Anna, la sfortunata protagonista del romanzo, è una donna di trent’anni, con una salda istruzione alle spalle e una carriera avviata nel mondo dell’interpretariato. Non è l’eroina buona, innocente e, soprattutto, non è fragile e influenzabile come lo era invece Lena di Io so chi sei, un personaggio, per certi versi, speculare.
Anna è capace di enorme cattiveria e crudeltà, motivo per cui sarà difficile riuscire ad empatizzare con lei ma, nonostante questo, il lettore si troverà a tifare per la sua salvezza e soprattutto, e qui il merito è sicuramente del talento cristallino della scrittrice, ad ammirarla. Perché Anna è fredda, calcolatrice, lucida, non perde la calma nemmeno in una situazione tanto difficile. Riesce a trasformare il suo più grande difetto, l’impulsività furiosa, in un punto di forza, volgendo così la sua condizione critica in un vantaggio personale.

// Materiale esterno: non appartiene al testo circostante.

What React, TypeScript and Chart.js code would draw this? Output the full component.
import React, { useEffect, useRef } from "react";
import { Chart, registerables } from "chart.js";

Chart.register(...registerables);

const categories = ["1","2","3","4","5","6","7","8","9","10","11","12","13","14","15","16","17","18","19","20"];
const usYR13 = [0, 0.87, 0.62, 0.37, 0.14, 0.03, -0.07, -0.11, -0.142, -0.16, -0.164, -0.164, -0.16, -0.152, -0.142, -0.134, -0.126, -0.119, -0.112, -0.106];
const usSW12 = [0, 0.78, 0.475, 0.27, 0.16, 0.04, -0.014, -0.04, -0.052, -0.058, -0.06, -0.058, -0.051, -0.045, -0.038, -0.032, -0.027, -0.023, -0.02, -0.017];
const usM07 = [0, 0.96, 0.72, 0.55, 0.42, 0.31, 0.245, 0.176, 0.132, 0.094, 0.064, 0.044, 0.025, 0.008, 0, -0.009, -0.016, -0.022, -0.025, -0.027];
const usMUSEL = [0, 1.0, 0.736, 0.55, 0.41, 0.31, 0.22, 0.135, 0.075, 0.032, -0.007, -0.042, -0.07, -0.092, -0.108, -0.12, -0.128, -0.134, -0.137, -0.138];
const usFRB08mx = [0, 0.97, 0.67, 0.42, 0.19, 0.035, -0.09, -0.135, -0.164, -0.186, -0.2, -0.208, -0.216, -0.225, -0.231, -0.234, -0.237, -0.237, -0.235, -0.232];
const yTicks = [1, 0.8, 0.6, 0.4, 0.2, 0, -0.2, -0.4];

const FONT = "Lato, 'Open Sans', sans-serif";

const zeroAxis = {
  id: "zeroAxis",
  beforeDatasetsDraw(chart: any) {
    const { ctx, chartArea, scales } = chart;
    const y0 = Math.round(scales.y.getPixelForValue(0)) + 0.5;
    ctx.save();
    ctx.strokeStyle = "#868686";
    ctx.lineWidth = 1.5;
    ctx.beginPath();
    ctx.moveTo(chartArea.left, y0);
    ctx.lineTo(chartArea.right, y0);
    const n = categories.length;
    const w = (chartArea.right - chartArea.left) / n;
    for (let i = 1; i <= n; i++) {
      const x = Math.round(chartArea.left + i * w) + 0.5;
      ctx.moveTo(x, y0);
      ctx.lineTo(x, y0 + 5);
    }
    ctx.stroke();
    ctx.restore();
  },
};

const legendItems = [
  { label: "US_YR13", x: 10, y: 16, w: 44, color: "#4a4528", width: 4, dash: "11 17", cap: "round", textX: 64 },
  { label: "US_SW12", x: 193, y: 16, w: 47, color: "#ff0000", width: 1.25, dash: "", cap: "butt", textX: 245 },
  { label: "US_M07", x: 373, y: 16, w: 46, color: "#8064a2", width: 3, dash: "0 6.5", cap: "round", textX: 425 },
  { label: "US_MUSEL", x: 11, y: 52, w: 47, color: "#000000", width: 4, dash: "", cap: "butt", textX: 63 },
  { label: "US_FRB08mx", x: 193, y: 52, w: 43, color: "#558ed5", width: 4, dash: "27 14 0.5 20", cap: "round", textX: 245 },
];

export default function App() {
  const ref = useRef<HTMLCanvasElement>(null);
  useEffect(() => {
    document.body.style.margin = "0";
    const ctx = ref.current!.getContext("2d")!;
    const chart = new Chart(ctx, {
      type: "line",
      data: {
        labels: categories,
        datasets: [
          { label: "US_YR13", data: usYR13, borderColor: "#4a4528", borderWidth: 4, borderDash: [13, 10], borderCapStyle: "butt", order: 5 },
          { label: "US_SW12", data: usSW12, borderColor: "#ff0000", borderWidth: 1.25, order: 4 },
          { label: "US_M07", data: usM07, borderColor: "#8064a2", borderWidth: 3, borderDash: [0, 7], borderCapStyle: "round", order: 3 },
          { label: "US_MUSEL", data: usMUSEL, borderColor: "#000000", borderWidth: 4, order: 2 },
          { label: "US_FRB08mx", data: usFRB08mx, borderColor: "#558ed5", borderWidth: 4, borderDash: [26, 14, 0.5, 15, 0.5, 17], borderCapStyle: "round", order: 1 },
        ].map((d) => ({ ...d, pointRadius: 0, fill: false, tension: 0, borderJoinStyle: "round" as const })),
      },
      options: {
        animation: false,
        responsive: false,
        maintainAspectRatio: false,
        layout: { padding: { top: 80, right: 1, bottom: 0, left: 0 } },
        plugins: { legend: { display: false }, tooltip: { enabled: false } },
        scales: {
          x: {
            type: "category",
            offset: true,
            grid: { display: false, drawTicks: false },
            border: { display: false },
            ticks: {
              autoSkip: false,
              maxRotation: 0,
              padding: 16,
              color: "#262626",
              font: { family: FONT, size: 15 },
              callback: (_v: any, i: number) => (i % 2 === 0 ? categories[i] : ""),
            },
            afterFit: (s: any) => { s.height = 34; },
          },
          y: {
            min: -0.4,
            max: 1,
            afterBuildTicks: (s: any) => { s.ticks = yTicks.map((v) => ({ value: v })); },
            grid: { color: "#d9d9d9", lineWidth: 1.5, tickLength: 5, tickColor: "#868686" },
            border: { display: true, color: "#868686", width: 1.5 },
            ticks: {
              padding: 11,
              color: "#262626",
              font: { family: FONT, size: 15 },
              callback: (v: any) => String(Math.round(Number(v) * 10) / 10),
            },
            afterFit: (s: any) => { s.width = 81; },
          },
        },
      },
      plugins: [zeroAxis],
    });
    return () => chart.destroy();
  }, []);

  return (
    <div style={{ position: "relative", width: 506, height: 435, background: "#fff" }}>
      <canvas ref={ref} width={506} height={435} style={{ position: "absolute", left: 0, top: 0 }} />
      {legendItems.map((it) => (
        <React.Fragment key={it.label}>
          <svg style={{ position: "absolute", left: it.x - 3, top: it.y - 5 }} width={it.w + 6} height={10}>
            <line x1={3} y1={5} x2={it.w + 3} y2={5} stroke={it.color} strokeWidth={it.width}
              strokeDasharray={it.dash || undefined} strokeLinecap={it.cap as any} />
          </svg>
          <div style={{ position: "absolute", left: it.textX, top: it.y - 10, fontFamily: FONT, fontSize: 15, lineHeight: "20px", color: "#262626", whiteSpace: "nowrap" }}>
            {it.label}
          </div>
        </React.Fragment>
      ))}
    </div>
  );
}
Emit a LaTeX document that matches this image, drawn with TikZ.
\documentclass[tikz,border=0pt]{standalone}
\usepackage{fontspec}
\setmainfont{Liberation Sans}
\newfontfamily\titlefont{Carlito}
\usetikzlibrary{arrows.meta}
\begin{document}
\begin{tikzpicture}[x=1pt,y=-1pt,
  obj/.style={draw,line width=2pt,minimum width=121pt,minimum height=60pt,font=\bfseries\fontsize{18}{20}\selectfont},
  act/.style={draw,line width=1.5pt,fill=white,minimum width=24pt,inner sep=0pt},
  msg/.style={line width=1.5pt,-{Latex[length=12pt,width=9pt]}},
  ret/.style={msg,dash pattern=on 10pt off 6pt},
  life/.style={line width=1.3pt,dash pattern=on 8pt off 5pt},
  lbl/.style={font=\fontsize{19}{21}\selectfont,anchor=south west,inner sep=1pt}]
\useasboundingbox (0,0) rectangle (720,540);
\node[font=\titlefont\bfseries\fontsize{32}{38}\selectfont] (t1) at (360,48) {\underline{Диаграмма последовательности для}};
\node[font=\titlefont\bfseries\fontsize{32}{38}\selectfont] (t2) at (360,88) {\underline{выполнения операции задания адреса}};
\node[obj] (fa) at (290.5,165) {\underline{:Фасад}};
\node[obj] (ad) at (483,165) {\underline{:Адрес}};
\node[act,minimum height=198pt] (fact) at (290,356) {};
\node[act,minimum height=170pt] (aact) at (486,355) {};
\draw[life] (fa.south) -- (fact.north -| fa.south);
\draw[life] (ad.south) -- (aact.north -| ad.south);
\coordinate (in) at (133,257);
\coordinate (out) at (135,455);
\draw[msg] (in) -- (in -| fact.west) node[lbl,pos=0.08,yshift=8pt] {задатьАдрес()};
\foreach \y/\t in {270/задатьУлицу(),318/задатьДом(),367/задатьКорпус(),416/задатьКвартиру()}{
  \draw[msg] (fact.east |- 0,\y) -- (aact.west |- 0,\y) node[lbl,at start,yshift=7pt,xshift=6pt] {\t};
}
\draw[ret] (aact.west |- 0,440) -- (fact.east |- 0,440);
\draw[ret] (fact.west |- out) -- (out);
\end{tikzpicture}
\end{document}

Non solo crudeltà: nello zoo ci sono anche momenti di profonda umanità, pochi ma pur sempre significativi. Nonostante ogni rapporto creatosi sia pur sempre un legame di potere, vi sono comunque sprazzi di sentimentalismo e solidarietà.
Un microcosmo che si dipana ai nostri occhi di lettori nonostante le arrugginite sbarre delle gabbie che cercano di intrappolarlo. Una vicenda claustrofobica che, per certi versi, richiama Necropolis (Dylan Dog, 212) o La gabbia (Le Storie, 20), sempre di barbatiana memoria.
Una scrittura efficace, diretta e dolorosa come un pugno allo stomaco. Una lettura difficile ma straordinaria e, proprio per questo, da non perdere.